Nggak jadi ganteng. Hendro meralat ucapannya dalam hati. "Muka Bapak kusut banget."
"Memang. Semalam saya tidak bisa tidur, Ndro. Kepikiran perempuan itu terus. Siapa sih dia?"
Hendro menyatukan tangan di atas perut. Raut wajahnya kini tampak gugup. "Begini, Pak Bos. Mm, perempuan yang Pak Bos maksud ada di luar."
"Apa?!!!" Ferdy auto kaget lalu menggebrak meja sekuat tenaga.
Hendro yang berdiri di depan meja kerja Ferdy hampir melompat. Jantungnya langsung berdentam hebat. Masalah besar mulai merapat, pikirnya.
"Gimana, Pak Bos?" tanya Hendro gugup.
"Gimana apanya?" Ferdy masih berusaha mengatur napas.
"Ya, itu. Perempuan itu. Dia bawa anak kecil juga," jelas Hendro setengah berbisik dan masih dalam posisi siaga, siapa tahu nanti Ferdy bakal menggebrak meja atau membanting kursi.
Mulut Ferdy membentuk huruf O. Ia mengelus d**a berusaha menenangkan diri.
"Pak Bos, dia mengancam akan lapor ke Pak Bob kalau Bapak tidak mau menerimanya," jelas Hendro lagi.
Mampus gue! "Suruh dia masuk." Ferdy mengalah. Ia tidak akan membiarkan papanya mati berdiri lantaran mendengar kabar tiba-tiba ini.
"Siap, Pak Bos."
Hendro segera keluar dari ruang kerja Ferdy dan kembali beberapa saat kemudian bersama seorang perempuan cantik dan anak perempuan berusia sekitar lima tahunan.
Ferdy tak bisa berhenti menatap wajah anak perempuan yang berambut cokelat chessnut seperti rambutnya.
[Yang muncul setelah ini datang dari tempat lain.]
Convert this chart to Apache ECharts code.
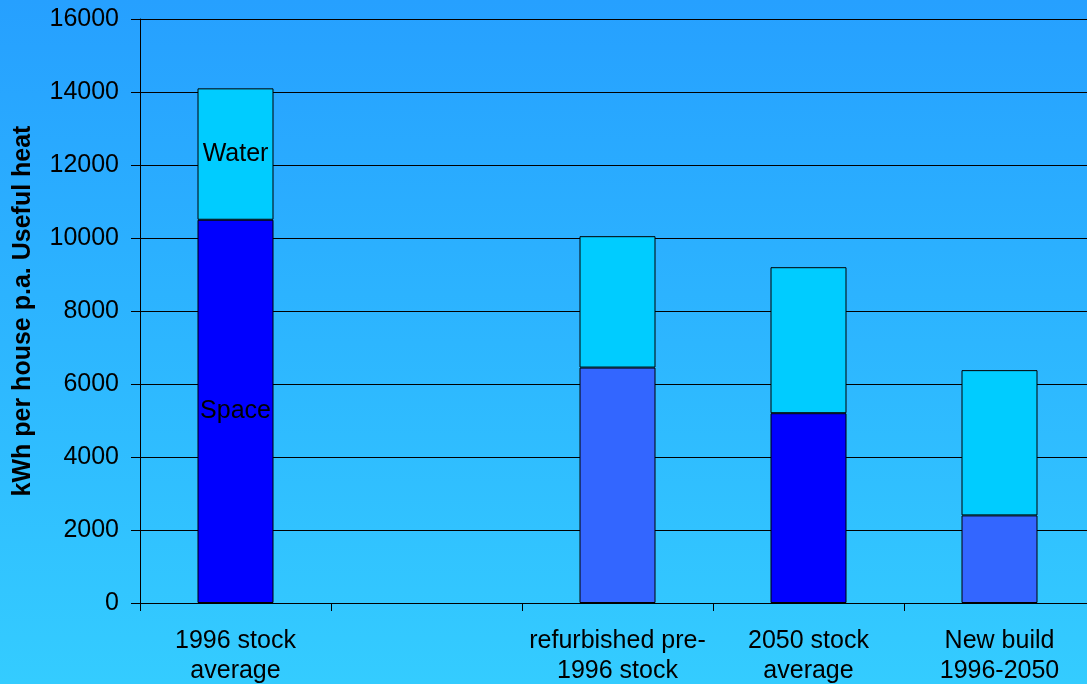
<!DOCTYPE html>
<html>
<head>
<meta charset="utf-8">
<script src="https://cdn.jsdelivr.net/npm/echarts@6/dist/echarts.min.js"></script>
<style>
html,body{margin:0;padding:0;}
#c{width:1087px;height:684px;}
</style>
</head>
<body>
<div id="c"></div>
<script>
const categories = ['1996 stock\naverage', '', 'refurbished pre-\n1996 stock', '2050 stock\naverage', 'New build\n1996-2050'];
const spaceValues = [10500, null, 6450, 5200, 2400];
const waterValues = [3600, null, 3600, 4000, 3980];
const spaceColors = ['#0000FF', null, '#3366FF', '#0000FF', '#3366FF'];
const yTicks = [0, 2000, 4000, 6000, 8000, 10000, 12000, 14000, 16000];
const seriesNames = ['Space', 'Water'];

const font = 'Arial, "Liberation Sans", sans-serif';
const chart = echarts.init(document.getElementById('c'));

const spaceData = spaceValues.map((v, i) => {
  if (v === null) return '-';
  const item = { value: v, itemStyle: { color: spaceColors[i] } };
  if (i === 0) item.label = { show: true, position: 'inside', formatter: seriesNames[0], color: '#000', fontSize: 25, fontFamily: font };
  return item;
});
const waterData = waterValues.map((v, i) => {
  if (v === null) return '-';
  const item = { value: v };
  if (i === 0) item.label = { show: true, position: 'inside', formatter: seriesNames[1], color: '#000', fontSize: 25, fontFamily: font };
  return item;
});

chart.setOption({
  animation: false,
  backgroundColor: new echarts.graphic.LinearGradient(0, 0, 0, 1, [
    { offset: 0, color: '#26A0FF' },
    { offset: 1, color: '#34CCFF' }
  ]),
  grid: { left: 140, right: -8, top: 19, bottom: 81, containLabel: false, outerBoundsMode: 'none' },
  xAxis: {
    type: 'category',
    data: categories,
    axisLine: { lineStyle: { color: '#000', width: 1 } },
    axisTick: { show: true, length: 8, lineStyle: { color: '#000' } },
    axisLabel: { color: '#000', fontSize: 25, fontFamily: font, margin: 23, lineHeight: 30, interval: 0 }
  },
  yAxis: {
    type: 'value',
    min: yTicks[0],
    max: yTicks[yTicks.length - 1],
    interval: 2000,
    name: 'kWh per house p.a. Useful heat',
    nameLocation: 'middle',
    nameRotate: 90,
    nameGap: 104,
    nameTextStyle: { color: '#000', fontSize: 25, fontWeight: 'bold', fontFamily: font },
    axisLine: { show: true, lineStyle: { color: '#000', width: 1 } },
    axisTick: { show: true, length: 9, lineStyle: { color: '#000' } },
    axisLabel: { color: '#000', fontSize: 25, fontFamily: font, margin: 21, formatter: v => String(v) },
    splitLine: { show: true, lineStyle: { color: '#000', width: 1 } }
  },
  series: [
    {
      name: seriesNames[0], type: 'bar', stack: 'total', barWidth: 76,
      data: spaceData,
      itemStyle: { borderColor: '#000', borderWidth: 1 }
    },
    {
      name: seriesNames[1], type: 'bar', stack: 'total', barWidth: 76,
      data: waterData,
      itemStyle: { color: '#00CCFF', borderColor: '#000', borderWidth: 1 }
    }
  ]
});
</script>
</body>
</html>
Pun, dengan warna mata anak itu yang semakin dekat semakin terlihat seperti warna matanya. Abu-abu hiu. Maklum, Ferdy dan Feli mewarisi kegantengan dan kecantikan yang diturunkan dari almarhumah ibunya yang berkebangsaan Belanda. So, jika penampakan Ferdy dan Feli yang sedikit berbeda dengan penduduk lokal, itu wajar saja.
Apa bener dia anak gue? batinnya.
"Daddy!" Anak itu berlari ke arah Ferdy. Ia memeluk paha Ferdy yang terbalut kain katun berwarna abu-abu.
Ferdy mengangkat tangan seperti tanda menyerah, tapi beberapa detik kemudian ia menurunkan tangannya dan menyentuh puncak kepala anak itu dengan lembut lalu menunduk. Anak itu mengingatkannya pada Valenino, keponakannya yang kedua. Hanya berbeda jenis kelamin.
Anak perempuan berpipi tembam itu mengangkat wajahnya. Ia menatap Ferdy sambil memasang muka memelas. "Daddy kok enggak pulang-pulang sih? Ara kangen sama Daddy."
Sekali lagi shock therapy menyengat Ferdy. Ferdy tercengang mendengar pernyataan gadis kecil yang imut itu.
Gila, di hari kelahiran gue. Gue mendadak menjadi duda sekaligus menjadi daddy.